PROVIDED RECORDS =>
>>>>
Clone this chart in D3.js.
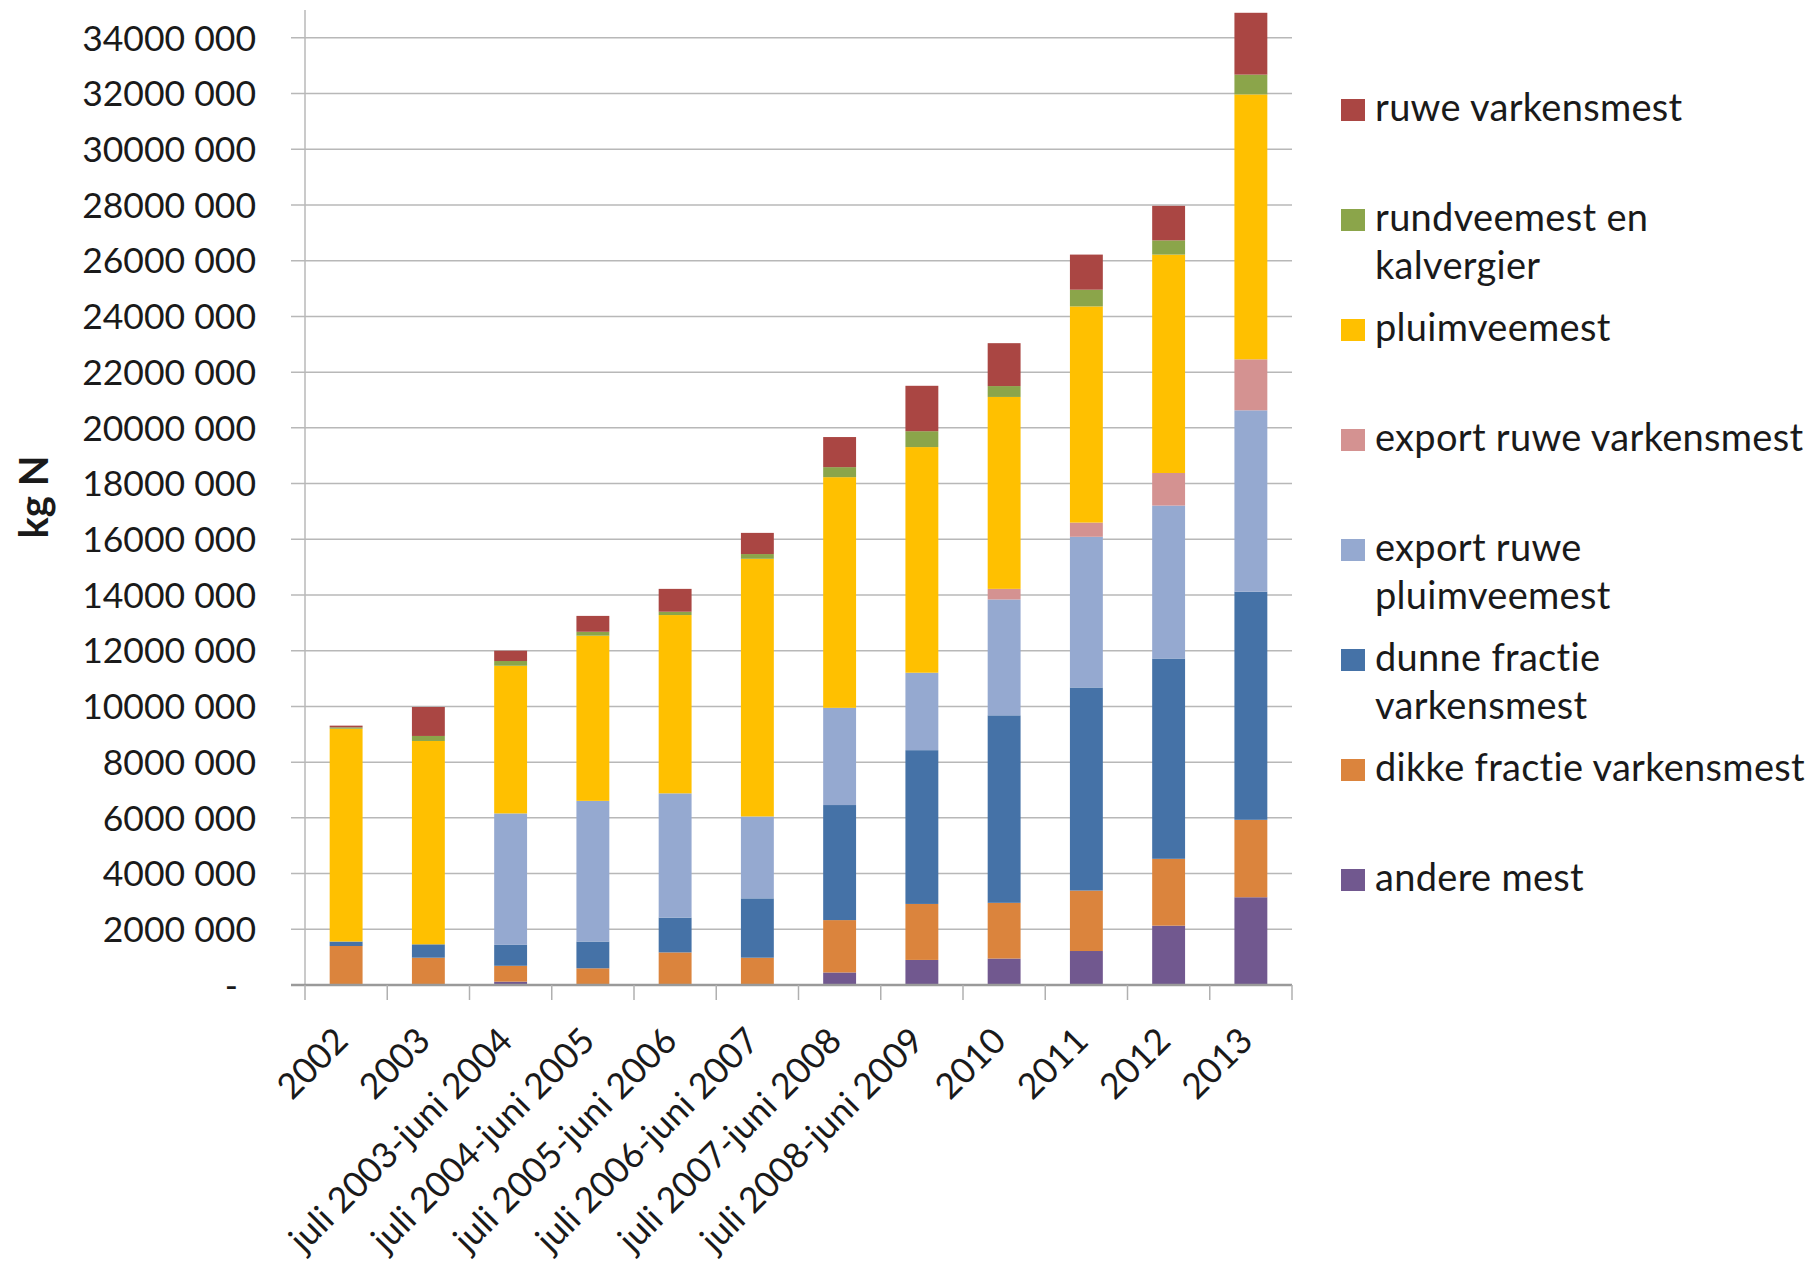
<<<<
>>>>
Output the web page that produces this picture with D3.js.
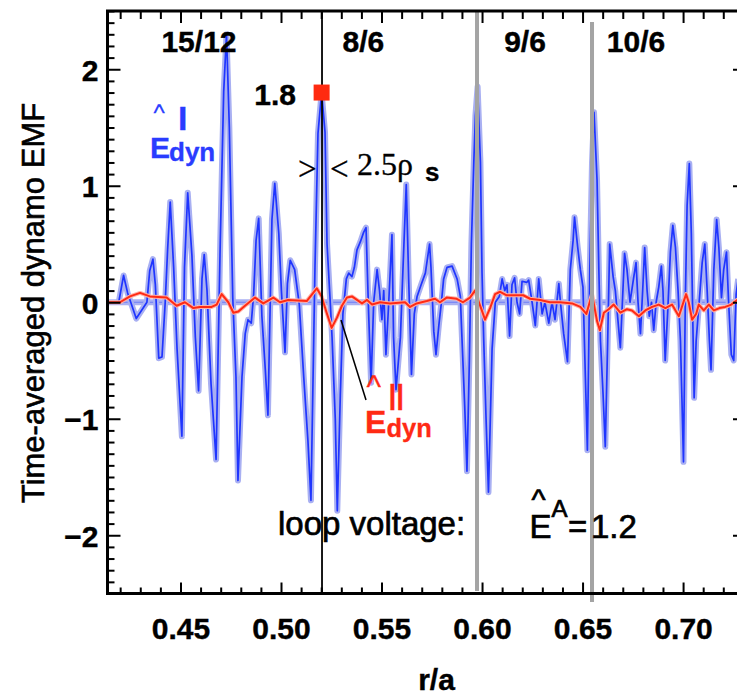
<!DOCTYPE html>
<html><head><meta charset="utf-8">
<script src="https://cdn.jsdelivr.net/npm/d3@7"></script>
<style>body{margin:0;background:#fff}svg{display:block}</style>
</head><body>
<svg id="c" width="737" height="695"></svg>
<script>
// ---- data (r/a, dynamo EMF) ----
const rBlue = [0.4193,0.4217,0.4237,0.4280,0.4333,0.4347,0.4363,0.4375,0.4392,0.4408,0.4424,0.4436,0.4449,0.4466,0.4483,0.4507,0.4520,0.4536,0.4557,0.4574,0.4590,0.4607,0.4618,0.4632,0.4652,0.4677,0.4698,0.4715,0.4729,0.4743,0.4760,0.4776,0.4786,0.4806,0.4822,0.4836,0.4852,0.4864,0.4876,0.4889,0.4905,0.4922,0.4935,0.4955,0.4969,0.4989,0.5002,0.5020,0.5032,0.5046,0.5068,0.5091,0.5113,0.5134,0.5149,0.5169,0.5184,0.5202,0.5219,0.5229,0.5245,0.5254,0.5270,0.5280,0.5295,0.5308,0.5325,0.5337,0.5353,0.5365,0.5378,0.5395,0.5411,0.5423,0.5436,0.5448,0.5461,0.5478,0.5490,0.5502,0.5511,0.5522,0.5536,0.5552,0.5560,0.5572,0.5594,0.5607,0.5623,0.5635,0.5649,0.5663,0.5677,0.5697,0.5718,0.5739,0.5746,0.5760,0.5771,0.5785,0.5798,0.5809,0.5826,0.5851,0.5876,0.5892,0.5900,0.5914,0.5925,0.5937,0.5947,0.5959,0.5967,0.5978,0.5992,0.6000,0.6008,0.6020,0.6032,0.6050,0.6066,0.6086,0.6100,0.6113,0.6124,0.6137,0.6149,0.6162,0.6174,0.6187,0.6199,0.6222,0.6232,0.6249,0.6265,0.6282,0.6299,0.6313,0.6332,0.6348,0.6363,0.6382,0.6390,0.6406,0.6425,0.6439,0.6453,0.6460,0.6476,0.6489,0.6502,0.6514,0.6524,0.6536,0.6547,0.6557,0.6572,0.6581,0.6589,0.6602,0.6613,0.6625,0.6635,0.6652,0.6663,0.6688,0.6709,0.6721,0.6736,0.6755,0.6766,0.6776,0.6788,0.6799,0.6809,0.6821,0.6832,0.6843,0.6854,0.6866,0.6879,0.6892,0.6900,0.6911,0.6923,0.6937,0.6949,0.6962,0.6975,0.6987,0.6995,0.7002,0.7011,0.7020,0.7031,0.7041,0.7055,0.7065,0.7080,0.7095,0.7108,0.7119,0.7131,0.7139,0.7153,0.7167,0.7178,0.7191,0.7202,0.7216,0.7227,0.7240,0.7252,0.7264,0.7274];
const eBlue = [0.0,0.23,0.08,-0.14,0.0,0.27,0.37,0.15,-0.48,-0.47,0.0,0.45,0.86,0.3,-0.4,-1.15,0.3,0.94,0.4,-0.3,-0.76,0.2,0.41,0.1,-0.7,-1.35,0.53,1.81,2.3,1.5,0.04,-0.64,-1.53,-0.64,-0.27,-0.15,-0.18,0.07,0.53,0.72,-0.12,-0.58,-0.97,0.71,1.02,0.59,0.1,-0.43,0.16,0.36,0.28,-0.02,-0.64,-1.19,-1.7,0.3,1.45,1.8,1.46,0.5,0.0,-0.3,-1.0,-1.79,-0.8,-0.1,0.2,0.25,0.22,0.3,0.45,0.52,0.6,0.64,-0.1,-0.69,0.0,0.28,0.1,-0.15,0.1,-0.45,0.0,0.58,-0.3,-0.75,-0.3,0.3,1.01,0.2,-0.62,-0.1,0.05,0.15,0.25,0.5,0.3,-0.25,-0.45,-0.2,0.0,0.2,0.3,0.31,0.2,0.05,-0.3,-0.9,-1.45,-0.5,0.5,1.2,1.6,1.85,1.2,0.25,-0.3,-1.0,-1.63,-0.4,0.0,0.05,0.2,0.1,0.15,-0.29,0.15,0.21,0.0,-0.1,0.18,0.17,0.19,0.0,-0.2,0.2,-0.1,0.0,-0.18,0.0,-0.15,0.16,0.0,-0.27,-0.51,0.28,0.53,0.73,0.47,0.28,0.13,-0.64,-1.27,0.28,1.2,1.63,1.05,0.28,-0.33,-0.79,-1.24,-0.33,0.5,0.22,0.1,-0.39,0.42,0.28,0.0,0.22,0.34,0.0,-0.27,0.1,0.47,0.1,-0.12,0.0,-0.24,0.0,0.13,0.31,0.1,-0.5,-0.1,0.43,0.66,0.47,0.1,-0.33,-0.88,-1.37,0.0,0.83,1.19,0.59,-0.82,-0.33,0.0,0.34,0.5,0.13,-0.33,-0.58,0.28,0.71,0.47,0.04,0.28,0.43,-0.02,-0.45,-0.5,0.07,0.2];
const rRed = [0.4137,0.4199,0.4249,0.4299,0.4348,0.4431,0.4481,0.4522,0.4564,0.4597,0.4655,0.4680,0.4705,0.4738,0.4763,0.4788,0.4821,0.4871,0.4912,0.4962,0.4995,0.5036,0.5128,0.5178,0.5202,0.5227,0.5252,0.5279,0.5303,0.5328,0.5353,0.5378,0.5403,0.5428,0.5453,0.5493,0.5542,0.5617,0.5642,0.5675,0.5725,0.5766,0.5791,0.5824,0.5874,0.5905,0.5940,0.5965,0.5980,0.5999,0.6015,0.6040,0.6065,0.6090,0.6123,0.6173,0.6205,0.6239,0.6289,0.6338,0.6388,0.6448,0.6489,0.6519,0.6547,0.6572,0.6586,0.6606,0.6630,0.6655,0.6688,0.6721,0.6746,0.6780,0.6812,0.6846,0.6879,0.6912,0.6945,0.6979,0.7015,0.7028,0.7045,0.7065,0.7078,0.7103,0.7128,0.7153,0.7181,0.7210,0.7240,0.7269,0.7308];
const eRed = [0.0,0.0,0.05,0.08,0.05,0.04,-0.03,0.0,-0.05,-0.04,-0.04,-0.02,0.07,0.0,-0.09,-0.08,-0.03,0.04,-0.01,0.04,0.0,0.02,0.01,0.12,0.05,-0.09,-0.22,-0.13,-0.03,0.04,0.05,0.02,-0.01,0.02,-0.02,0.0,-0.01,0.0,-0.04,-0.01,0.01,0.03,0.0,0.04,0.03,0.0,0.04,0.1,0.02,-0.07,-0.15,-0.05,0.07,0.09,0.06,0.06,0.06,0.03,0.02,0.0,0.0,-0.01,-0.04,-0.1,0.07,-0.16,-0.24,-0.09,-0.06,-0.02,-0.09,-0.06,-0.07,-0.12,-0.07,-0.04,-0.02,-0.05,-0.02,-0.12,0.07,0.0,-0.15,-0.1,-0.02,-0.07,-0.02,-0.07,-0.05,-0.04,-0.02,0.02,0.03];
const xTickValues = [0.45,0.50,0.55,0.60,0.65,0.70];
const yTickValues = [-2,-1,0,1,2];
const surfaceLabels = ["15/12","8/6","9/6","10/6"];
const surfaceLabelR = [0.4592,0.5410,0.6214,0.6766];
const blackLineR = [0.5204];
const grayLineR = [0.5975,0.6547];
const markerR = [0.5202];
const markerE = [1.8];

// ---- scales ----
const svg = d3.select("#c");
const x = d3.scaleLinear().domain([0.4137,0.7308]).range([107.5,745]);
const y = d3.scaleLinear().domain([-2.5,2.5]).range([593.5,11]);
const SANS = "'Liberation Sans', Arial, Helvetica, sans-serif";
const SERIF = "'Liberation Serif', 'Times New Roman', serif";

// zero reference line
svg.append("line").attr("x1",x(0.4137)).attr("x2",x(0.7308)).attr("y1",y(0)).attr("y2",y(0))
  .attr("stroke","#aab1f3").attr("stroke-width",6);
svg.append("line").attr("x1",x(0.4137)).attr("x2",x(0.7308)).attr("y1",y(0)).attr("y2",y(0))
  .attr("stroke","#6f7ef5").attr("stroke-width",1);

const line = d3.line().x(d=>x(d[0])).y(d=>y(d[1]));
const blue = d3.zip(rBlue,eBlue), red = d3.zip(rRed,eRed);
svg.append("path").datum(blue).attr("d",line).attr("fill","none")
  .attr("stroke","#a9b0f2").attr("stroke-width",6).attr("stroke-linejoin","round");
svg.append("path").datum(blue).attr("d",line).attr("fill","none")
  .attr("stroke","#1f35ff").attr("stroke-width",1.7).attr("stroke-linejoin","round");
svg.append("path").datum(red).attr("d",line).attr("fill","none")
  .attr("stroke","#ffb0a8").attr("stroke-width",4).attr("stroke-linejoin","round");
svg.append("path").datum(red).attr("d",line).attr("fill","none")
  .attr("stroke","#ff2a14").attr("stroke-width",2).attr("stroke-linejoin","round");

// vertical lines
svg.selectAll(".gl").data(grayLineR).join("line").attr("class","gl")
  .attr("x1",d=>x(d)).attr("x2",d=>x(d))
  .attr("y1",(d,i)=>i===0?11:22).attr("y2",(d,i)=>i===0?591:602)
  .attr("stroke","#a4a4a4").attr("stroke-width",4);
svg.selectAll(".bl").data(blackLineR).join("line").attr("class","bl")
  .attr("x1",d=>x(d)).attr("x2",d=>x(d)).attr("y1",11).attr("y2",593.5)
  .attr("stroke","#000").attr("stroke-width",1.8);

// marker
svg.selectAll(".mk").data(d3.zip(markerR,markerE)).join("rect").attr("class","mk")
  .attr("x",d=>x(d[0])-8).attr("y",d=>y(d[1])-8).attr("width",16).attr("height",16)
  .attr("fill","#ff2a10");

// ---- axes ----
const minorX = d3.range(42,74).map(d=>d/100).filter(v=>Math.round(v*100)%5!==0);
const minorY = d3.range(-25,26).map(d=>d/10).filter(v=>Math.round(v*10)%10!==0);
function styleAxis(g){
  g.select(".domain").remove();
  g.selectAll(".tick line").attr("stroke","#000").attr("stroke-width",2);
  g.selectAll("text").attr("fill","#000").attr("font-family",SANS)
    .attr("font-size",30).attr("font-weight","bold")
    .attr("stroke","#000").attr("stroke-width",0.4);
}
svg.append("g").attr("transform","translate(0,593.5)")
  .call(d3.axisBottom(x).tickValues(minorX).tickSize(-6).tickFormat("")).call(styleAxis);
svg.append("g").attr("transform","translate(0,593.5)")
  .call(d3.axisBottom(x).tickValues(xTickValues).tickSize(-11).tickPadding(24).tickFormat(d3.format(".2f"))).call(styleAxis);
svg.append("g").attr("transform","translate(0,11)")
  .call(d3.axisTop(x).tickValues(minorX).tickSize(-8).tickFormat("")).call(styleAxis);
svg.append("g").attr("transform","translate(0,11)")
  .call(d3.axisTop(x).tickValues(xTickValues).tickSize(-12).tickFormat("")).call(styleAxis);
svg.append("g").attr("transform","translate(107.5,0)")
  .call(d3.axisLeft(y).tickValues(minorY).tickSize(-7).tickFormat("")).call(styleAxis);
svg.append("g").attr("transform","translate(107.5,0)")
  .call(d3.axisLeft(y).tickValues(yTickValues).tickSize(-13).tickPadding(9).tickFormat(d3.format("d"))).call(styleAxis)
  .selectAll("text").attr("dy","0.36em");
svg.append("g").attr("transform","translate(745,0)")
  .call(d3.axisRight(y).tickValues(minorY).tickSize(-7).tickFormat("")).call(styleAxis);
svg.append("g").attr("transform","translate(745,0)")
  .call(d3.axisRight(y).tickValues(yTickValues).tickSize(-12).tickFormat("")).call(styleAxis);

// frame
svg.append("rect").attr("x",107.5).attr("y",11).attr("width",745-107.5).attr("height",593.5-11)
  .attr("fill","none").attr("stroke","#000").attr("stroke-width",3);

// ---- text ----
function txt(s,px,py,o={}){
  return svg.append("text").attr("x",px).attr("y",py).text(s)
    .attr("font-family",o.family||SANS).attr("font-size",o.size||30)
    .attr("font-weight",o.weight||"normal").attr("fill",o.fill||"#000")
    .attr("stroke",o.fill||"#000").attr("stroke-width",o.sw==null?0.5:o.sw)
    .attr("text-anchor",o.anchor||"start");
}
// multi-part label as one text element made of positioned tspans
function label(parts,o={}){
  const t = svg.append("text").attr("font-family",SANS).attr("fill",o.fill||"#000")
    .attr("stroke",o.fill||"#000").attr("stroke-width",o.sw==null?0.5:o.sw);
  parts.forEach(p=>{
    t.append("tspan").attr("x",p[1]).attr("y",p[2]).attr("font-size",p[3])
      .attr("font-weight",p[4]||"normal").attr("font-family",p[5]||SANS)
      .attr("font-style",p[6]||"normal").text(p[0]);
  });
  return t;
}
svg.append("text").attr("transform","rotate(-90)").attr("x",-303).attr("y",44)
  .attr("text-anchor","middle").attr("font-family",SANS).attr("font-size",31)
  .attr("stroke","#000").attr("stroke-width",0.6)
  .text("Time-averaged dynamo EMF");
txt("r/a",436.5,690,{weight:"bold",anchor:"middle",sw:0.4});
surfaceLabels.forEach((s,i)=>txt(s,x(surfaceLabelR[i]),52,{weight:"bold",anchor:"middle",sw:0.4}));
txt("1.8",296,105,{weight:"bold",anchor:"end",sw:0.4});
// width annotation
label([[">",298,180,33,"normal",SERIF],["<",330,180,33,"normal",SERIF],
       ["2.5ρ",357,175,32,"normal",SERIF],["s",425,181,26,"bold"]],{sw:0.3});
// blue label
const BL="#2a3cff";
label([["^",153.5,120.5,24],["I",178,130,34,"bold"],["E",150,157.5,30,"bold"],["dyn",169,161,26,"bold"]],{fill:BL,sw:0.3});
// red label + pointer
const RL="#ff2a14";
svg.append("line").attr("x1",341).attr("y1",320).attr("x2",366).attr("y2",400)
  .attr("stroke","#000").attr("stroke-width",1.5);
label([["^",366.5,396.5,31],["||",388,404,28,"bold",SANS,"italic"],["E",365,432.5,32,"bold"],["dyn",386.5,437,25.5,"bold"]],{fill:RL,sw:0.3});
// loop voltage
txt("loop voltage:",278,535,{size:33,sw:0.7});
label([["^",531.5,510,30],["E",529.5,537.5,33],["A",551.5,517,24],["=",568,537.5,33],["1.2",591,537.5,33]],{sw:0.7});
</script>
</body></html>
<<<<
>>>>
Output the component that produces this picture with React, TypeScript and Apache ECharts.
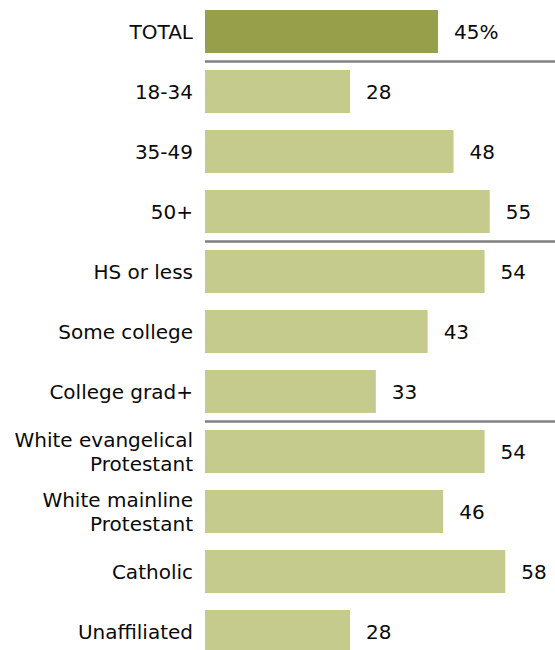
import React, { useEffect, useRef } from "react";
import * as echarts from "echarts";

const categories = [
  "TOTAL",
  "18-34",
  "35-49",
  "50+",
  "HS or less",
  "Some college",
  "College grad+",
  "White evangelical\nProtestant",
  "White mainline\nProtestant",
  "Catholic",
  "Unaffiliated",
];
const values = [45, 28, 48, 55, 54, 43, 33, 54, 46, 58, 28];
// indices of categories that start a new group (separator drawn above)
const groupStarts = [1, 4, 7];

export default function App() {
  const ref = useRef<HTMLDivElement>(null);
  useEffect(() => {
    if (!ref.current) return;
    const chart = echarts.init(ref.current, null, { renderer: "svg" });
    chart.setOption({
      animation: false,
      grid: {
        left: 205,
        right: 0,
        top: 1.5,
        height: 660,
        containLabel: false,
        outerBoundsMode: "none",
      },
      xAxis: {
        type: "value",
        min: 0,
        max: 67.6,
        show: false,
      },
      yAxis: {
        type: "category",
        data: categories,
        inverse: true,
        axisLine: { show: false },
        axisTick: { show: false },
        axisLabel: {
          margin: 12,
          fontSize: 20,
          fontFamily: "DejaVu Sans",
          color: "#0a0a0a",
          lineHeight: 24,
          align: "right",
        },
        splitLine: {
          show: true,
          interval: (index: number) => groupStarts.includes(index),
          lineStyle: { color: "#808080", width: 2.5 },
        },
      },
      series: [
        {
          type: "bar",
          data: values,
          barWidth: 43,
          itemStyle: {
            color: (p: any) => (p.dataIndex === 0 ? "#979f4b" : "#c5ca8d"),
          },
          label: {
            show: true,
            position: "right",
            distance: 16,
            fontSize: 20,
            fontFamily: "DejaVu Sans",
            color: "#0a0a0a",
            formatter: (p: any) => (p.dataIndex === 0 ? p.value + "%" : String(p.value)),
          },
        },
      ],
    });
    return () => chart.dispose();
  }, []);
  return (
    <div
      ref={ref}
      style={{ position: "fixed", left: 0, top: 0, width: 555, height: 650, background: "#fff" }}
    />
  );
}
<<<<
AIM => From the records above, give again only the part that opens with the line containing "Output the component" and closes with the line containing "const groupStarts = [1, 4, 7];". Keep both ends but drop the pictures.

TASK OUTPUT =>
Output the component that produces this picture with React, TypeScript and Apache ECharts.
import React, { useEffect, useRef } from "react";
import * as echarts from "echarts";

const categories = [
  "TOTAL",
  "18-34",
  "35-49",
  "50+",
  "HS or less",
  "Some college",
  "College grad+",
  "White evangelical\nProtestant",
  "White mainline\nProtestant",
  "Catholic",
  "Unaffiliated",
];
const values = [45, 28, 48, 55, 54, 43, 33, 54, 46, 58, 28];
// indices of categories that start a new group (separator drawn above)
const groupStarts = [1, 4, 7];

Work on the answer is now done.